### RECORDS FOR THIS TASK
--- --- ---
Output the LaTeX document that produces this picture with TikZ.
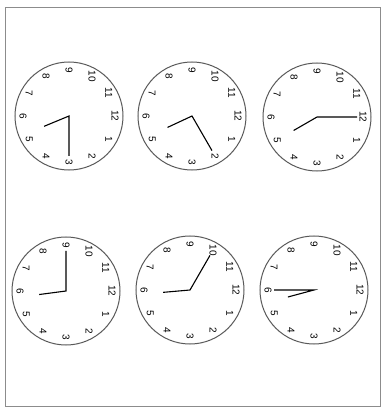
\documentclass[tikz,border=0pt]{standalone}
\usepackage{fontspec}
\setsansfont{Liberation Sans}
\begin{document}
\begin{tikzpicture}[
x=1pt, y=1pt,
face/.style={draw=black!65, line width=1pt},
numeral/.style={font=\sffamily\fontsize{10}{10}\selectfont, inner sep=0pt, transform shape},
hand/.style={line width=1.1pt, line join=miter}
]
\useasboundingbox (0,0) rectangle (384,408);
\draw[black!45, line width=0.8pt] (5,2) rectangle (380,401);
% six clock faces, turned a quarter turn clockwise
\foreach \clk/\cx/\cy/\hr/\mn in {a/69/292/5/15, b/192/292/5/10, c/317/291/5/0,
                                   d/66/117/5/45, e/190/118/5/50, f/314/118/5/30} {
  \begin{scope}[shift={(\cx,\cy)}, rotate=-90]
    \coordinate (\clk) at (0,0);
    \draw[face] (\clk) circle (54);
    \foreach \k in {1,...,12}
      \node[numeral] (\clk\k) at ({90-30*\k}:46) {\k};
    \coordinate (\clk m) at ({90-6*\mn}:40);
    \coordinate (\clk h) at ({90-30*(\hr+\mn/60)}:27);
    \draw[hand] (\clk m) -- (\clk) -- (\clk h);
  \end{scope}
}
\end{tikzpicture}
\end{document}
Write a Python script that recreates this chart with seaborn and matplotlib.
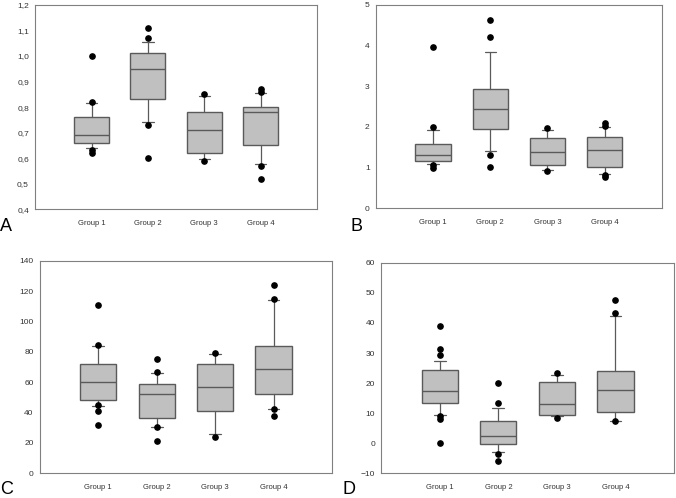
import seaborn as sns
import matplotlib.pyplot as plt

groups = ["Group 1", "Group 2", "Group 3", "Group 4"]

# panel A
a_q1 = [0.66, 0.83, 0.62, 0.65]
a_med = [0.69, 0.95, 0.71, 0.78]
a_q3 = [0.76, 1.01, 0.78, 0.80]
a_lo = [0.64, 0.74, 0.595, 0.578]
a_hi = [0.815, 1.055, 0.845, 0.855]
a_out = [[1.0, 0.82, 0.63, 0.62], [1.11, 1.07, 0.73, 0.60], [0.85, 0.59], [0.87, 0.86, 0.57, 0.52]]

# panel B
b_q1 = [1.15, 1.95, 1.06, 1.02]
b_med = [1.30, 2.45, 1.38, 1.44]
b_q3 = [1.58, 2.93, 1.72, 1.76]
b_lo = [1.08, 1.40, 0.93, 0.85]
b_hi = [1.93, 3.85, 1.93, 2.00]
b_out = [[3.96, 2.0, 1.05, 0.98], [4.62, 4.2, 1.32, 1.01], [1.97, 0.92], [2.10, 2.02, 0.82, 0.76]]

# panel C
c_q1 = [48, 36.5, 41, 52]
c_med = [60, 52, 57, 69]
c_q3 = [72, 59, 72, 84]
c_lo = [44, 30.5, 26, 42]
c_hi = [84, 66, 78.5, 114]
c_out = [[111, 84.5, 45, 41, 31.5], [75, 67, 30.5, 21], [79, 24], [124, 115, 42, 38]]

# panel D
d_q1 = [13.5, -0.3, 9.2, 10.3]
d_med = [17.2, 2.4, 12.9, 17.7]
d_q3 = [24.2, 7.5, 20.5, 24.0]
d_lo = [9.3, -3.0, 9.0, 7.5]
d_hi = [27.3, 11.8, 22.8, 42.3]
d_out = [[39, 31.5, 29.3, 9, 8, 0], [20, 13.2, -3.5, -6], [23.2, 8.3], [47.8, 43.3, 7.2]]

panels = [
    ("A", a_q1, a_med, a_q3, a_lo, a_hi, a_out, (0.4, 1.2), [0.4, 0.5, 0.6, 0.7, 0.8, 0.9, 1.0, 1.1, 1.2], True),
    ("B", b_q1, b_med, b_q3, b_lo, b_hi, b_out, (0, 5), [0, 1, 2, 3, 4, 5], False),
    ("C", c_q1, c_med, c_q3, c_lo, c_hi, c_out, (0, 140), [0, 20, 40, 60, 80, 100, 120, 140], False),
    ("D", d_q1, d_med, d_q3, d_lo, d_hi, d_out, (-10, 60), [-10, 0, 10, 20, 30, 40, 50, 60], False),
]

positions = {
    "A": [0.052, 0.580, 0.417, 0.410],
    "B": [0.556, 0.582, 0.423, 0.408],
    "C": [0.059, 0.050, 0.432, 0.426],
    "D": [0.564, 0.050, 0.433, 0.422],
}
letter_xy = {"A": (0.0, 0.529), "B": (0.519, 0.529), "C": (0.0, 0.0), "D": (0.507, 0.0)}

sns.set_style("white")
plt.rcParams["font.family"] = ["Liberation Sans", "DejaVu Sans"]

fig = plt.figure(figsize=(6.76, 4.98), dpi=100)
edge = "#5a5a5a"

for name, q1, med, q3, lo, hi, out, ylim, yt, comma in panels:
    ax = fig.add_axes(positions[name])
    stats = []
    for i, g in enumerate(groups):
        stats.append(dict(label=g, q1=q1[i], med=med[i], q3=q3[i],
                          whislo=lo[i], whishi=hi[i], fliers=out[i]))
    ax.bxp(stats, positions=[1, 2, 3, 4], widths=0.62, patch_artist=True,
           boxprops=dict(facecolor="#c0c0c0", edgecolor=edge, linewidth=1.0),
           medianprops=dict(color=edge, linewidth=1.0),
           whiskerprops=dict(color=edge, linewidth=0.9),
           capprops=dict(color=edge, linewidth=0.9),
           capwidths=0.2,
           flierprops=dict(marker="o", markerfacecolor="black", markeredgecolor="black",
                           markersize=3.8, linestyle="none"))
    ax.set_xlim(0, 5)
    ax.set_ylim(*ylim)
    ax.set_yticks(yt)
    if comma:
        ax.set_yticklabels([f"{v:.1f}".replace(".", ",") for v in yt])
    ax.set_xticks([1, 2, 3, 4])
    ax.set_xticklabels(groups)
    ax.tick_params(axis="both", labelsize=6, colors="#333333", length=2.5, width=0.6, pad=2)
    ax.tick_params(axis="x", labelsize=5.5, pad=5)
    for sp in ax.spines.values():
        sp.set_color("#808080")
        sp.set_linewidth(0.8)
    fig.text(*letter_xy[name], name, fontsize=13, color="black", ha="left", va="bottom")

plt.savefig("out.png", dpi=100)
--- --- ---
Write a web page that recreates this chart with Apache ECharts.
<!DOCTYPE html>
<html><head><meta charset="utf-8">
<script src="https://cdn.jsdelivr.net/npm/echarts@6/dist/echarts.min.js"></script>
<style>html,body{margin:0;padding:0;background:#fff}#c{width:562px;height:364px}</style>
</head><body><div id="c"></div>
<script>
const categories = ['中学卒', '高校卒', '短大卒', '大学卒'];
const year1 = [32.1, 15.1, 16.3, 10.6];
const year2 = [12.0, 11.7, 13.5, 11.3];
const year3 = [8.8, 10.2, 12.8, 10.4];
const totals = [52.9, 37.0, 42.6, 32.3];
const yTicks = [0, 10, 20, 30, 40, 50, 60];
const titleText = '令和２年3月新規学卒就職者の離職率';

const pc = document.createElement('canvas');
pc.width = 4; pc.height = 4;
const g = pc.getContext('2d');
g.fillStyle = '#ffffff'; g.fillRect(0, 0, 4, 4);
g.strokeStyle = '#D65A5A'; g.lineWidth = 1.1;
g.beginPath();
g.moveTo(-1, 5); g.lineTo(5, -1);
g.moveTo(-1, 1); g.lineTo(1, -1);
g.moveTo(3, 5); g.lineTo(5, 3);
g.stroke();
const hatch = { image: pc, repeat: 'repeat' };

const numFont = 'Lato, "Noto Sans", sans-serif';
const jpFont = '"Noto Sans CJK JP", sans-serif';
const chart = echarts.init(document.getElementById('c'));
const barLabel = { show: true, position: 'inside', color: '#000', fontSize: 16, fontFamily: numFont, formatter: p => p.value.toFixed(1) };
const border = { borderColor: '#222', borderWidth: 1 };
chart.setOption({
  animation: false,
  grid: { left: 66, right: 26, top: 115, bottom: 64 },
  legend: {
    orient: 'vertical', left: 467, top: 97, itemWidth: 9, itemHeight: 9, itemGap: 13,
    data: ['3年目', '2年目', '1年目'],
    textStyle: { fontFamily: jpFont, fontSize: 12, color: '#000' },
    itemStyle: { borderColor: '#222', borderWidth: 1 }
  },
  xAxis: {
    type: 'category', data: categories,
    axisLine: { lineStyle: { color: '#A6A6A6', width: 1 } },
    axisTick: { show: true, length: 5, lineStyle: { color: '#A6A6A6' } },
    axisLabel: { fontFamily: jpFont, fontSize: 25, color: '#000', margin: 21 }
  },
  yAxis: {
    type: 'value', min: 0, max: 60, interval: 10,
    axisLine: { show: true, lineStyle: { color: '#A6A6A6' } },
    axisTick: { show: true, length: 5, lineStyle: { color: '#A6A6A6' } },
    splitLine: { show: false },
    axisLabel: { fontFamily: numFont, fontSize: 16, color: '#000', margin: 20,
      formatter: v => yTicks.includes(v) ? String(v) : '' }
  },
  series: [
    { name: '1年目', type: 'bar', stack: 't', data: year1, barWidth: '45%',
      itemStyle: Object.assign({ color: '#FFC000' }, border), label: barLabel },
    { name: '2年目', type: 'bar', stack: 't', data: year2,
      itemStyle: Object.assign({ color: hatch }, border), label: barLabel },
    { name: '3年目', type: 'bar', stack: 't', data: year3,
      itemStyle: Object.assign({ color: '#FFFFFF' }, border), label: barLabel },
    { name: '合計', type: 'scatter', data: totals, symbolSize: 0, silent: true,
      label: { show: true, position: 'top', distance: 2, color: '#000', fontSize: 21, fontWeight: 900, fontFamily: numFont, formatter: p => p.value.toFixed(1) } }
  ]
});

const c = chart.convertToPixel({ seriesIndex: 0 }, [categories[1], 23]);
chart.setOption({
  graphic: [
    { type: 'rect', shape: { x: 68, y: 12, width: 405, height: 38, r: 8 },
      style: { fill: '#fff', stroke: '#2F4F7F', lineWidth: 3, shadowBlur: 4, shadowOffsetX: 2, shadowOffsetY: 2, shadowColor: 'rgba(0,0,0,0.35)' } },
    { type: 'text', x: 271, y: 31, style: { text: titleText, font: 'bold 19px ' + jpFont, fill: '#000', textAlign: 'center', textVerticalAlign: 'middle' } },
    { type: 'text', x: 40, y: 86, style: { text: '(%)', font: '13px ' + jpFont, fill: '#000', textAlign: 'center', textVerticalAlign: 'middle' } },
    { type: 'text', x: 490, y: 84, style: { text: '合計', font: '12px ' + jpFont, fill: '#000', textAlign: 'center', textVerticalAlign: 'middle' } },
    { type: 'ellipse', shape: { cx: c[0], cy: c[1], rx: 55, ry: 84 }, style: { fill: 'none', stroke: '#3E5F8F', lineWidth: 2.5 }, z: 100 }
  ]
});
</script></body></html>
--- --- ---
### WRITTEN INSTRUCTION
Write out the lines from the one containing "Write a Python" down to the one containing "0.86, 0.57, 0.52]]", both included, exactly as they appear. Leave out any pictures.

### RESULT OF THE EXERCISE
Write a Python script that recreates this chart with seaborn and matplotlib.
import seaborn as sns
import matplotlib.pyplot as plt

groups = ["Group 1", "Group 2", "Group 3", "Group 4"]

# panel A
a_q1 = [0.66, 0.83, 0.62, 0.65]
a_med = [0.69, 0.95, 0.71, 0.78]
a_q3 = [0.76, 1.01, 0.78, 0.80]
a_lo = [0.64, 0.74, 0.595, 0.578]
a_hi = [0.815, 1.055, 0.845, 0.855]
a_out = [[1.0, 0.82, 0.63, 0.62], [1.11, 1.07, 0.73, 0.60], [0.85, 0.59], [0.87, 0.86, 0.57, 0.52]]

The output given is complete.